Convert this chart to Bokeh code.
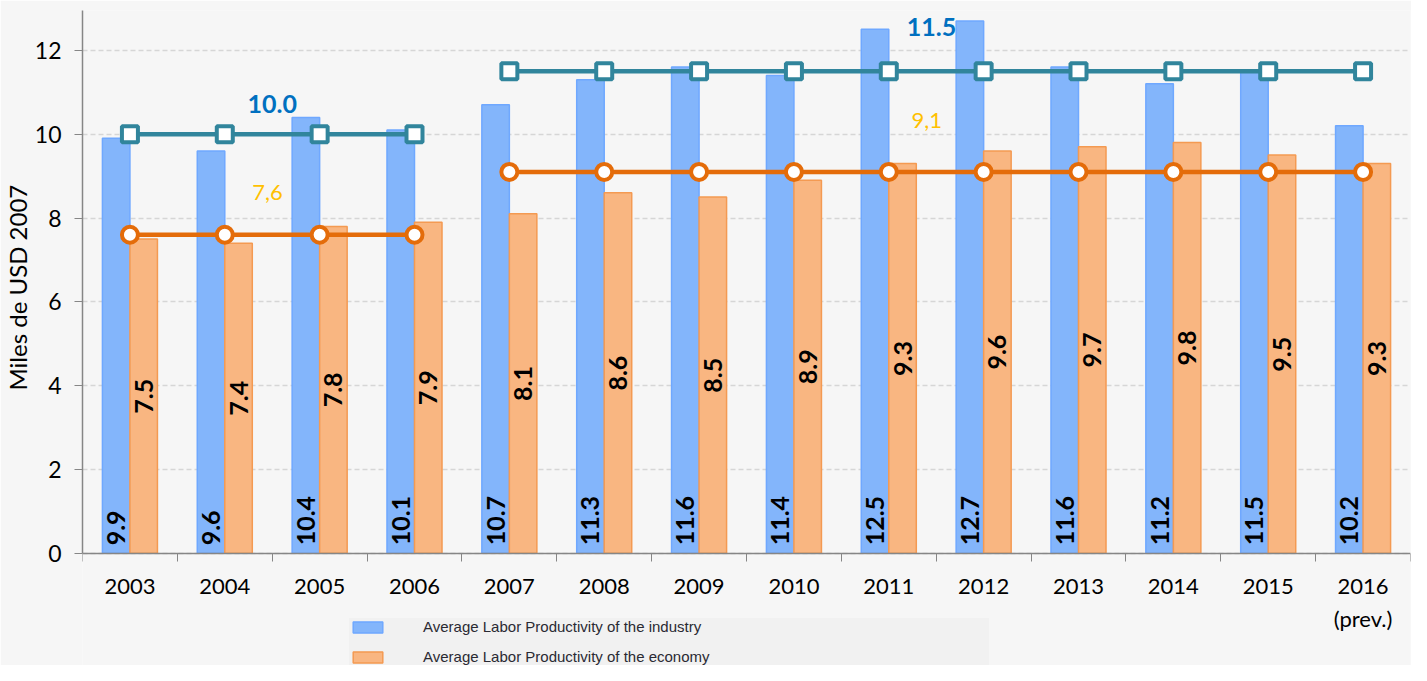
from bokeh.plotting import figure
from bokeh.models import (ColumnDataSource, FixedTicker, Legend, LegendItem, Range1d, Title)
from bokeh.core.properties import value
from bokeh.embed import file_html
from bokeh.resources import INLINE
import math

# ---------------- data ----------------
years = ["2003", "2004", "2005", "2006", "2007", "2008", "2009",
         "2010", "2011", "2012", "2013", "2014", "2015", "2016"]
year_labels = ["2003", "2004", "2005", "2006", "2007", "2008", "2009",
               "2010", "2011", "2012", "2013", "2014", "2015", "2016\n(prev.)"]
industry = [9.9, 9.6, 10.4, 10.1, 10.7, 11.3, 11.6, 11.4, 12.5, 12.7, 11.6, 11.2, 11.5, 10.2]
economy = [7.5, 7.4, 7.8, 7.9, 8.1, 8.6, 8.5, 8.9, 9.3, 9.6, 9.7, 9.8, 9.5, 9.3]

# period averages
period1_years = ["2003", "2004", "2005", "2006"]
period2_years = ["2007", "2008", "2009", "2010", "2011", "2012", "2013",
                 "2014", "2015", "2016"]
industry_avg_p1 = [10.0, 10.0, 10.0, 10.0]
industry_avg_p2 = [11.5, 11.5, 11.5, 11.5, 11.5, 11.5, 11.5, 11.5, 11.5, 11.5]
economy_avg_p1 = [7.6, 7.6, 7.6, 7.6]
economy_avg_p2 = [9.1, 9.1, 9.1, 9.1, 9.1, 9.1, 9.1, 9.1, 9.1, 9.1]
avg_labels_industry = ["10.0", "11.5"]
avg_labels_economy = ["7,6", "9,1"]

series_names = ["Average Labor Productivity of the industry",
                "Average Labor Productivity of the economy"]
y_title = "Miles de USD 2007"

# ---------------- layout helpers ----------------
idx = {y: i for i, y in enumerate(years)}
xs = list(range(len(years)))
off = 0.145
bw = 0.29
Y_TOP = 12.95
Y_BOTTOM = -2.675   # space under the axis for tick labels and legend

TEAL = "#31859C"
ORANGE = "#E46C0A"
FONT = "Lato"

p = figure(width=1411, height=665, output_backend="svg", toolbar_location=None,
           x_range=Range1d(-0.5, 13.5), y_range=Range1d(Y_BOTTOM, Y_TOP),
           min_border_left=82, min_border_right=1, min_border_top=10,
           min_border_bottom=0)
p.background_fill_color = "#F6F6F6"
p.border_fill_color = "#F6F6F6"
p.outline_line_color = None

# bars
src_i = ColumnDataSource(dict(x=[i - off for i in xs], top=industry,
                              lab=[f"{v:.1f}" for v in industry]))
src_e = ColumnDataSource(dict(x=[i + off for i in xs], top=economy,
                              mid=[v / 2 for v in economy],
                              lab=[f"{v:.1f}" for v in economy]))

r_ind = p.vbar(x="x", top="top", bottom=0, width=bw, source=src_i,
               fill_color="#83B5FB", line_color="#6FA8FF", line_width=1.5)
r_eco = p.vbar(x="x", top="top", bottom=0, width=bw, source=src_e,
               fill_color="#F9B681", line_color="#F49A52", line_width=1.5)

# bar value labels (rotated)
p.text(x="x", y=0, text="lab", source=src_i, angle=math.pi / 2,
       text_align="left", text_baseline="middle", y_offset=-8,
       text_font=value(FONT), text_font_style="bold", text_font_size="25px",
       text_color="#000000")
p.text(x="x", y="mid", text="lab", source=src_e, angle=math.pi / 2,
       text_align="center", text_baseline="middle",
       text_font=value(FONT), text_font_style="bold", text_font_size="25px",
       text_color="#000000")

# average lines
for yrs, vals, color, marker in [
        (period1_years, industry_avg_p1, TEAL, "square"),
        (period2_years, industry_avg_p2, TEAL, "square"),
        (period1_years, economy_avg_p1, ORANGE, "circle"),
        (period2_years, economy_avg_p2, ORANGE, "circle")]:
    px = [idx[y] for y in yrs]
    p.line(px, vals, line_color=color, line_width=4.5)
    p.scatter(px, vals, marker=marker, size=16, fill_color="white",
              line_color=color, line_width=4)

# average annotations
lab_x_i = [1.5, 8.45]
lab_y_i = [industry_avg_p1[0] + 0.72, industry_avg_p2[0] + 1.05]
p.text(x=lab_x_i, y=lab_y_i, text=avg_labels_industry, text_align="center",
       text_baseline="middle", text_font=value(FONT), text_font_style="bold",
       text_font_size="25px", text_color="#0070C0")
lab_x_e = [1.45, 8.4]
lab_y_e = [economy_avg_p1[0] + 1.0, economy_avg_p2[0] + 1.22]
p.text(x=lab_x_e, y=lab_y_e, text=avg_labels_economy, text_align="center",
       text_baseline="middle", text_font=value(FONT),
       text_font_size="22px", text_color="#FFC000")

# axes
p.xaxis.fixed_location = 0
p.xaxis.ticker = FixedTicker(ticks=xs, minor_ticks=[i - 0.5 for i in range(15)])
p.xaxis.major_label_overrides = {i: lab for i, lab in enumerate(year_labels)}
p.xaxis.major_tick_out = 0
p.xaxis.major_tick_in = 0
p.xaxis.minor_tick_out = 8
p.xaxis.minor_tick_in = 0
p.xaxis.minor_tick_line_color = "#868686"
p.xaxis.axis_line_color = "#868686"
p.xaxis.axis_line_width = 1.5
p.xaxis.major_label_standoff = 11
p.xaxis.major_label_text_font = FONT
p.xaxis.major_label_text_font_size = "22px"
p.xaxis.major_label_text_color = "#000000"

p.yaxis.bounds = (0, Y_TOP)
p.yaxis.ticker = FixedTicker(ticks=[0, 2, 4, 6, 8, 10, 12])
p.yaxis.major_tick_out = 8
p.yaxis.major_tick_in = 0
p.yaxis.minor_tick_out = 0
p.yaxis.minor_tick_in = 0
p.yaxis.axis_line_color = "#868686"
p.yaxis.axis_line_width = 1.5
p.yaxis.major_tick_line_color = "#868686"
p.yaxis.major_label_standoff = 13
p.yaxis.major_label_text_font = FONT
p.yaxis.major_label_text_font_size = "23px"
p.yaxis.major_label_text_color = "#000000"

# y axis title, aligned with the visible part of the axis (0 .. top)
p.add_layout(Title(text=y_title, align="left", offset=275, standoff=0,
                   text_font=FONT, text_font_style="normal",
                   text_font_size="24px", text_color="#000000"), "left")

p.xgrid.grid_line_color = None
p.ygrid.grid_line_color = "#D6D6D6"
p.ygrid.grid_line_dash = "5 3"
p.ygrid.grid_line_width = 1.5

# legend (inside the frame, under the x axis)
legend = Legend(items=[LegendItem(label=series_names[0], renderers=[r_ind]),
                       LegendItem(label=series_names[1], renderers=[r_eco])],
                location=(267, 0), orientation="vertical", margin=0,
                background_fill_color="#F1F1F1", background_fill_alpha=1,
                border_line_color=None, padding=3, spacing=13,
                glyph_width=37, glyph_height=14, label_standoff=37,
                label_width=566, label_height=16,
                label_text_font="Liberation Sans", label_text_font_size="15px",
                label_text_color="#2A2A33")
p.add_layout(legend, "center")

open("out.html", "w").write(file_html(p, INLINE))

----------

Write out, word for word, the lines from the start of the data through the one holding "9.8, 9.5, 9.3]". Omit pictures.

» Correct answer
Convert this chart to Bokeh code.
from bokeh.plotting import figure
from bokeh.models import (ColumnDataSource, FixedTicker, Legend, LegendItem, Range1d, Title)
from bokeh.core.properties import value
from bokeh.embed import file_html
from bokeh.resources import INLINE
import math

# ---------------- data ----------------
years = ["2003", "2004", "2005", "2006", "2007", "2008", "2009",
         "2010", "2011", "2012", "2013", "2014", "2015", "2016"]
year_labels = ["2003", "2004", "2005", "2006", "2007", "2008", "2009",
               "2010", "2011", "2012", "2013", "2014", "2015", "2016\n(prev.)"]
industry = [9.9, 9.6, 10.4, 10.1, 10.7, 11.3, 11.6, 11.4, 12.5, 12.7, 11.6, 11.2, 11.5, 10.2]
economy = [7.5, 7.4, 7.8, 7.9, 8.1, 8.6, 8.5, 8.9, 9.3, 9.6, 9.7, 9.8, 9.5, 9.3]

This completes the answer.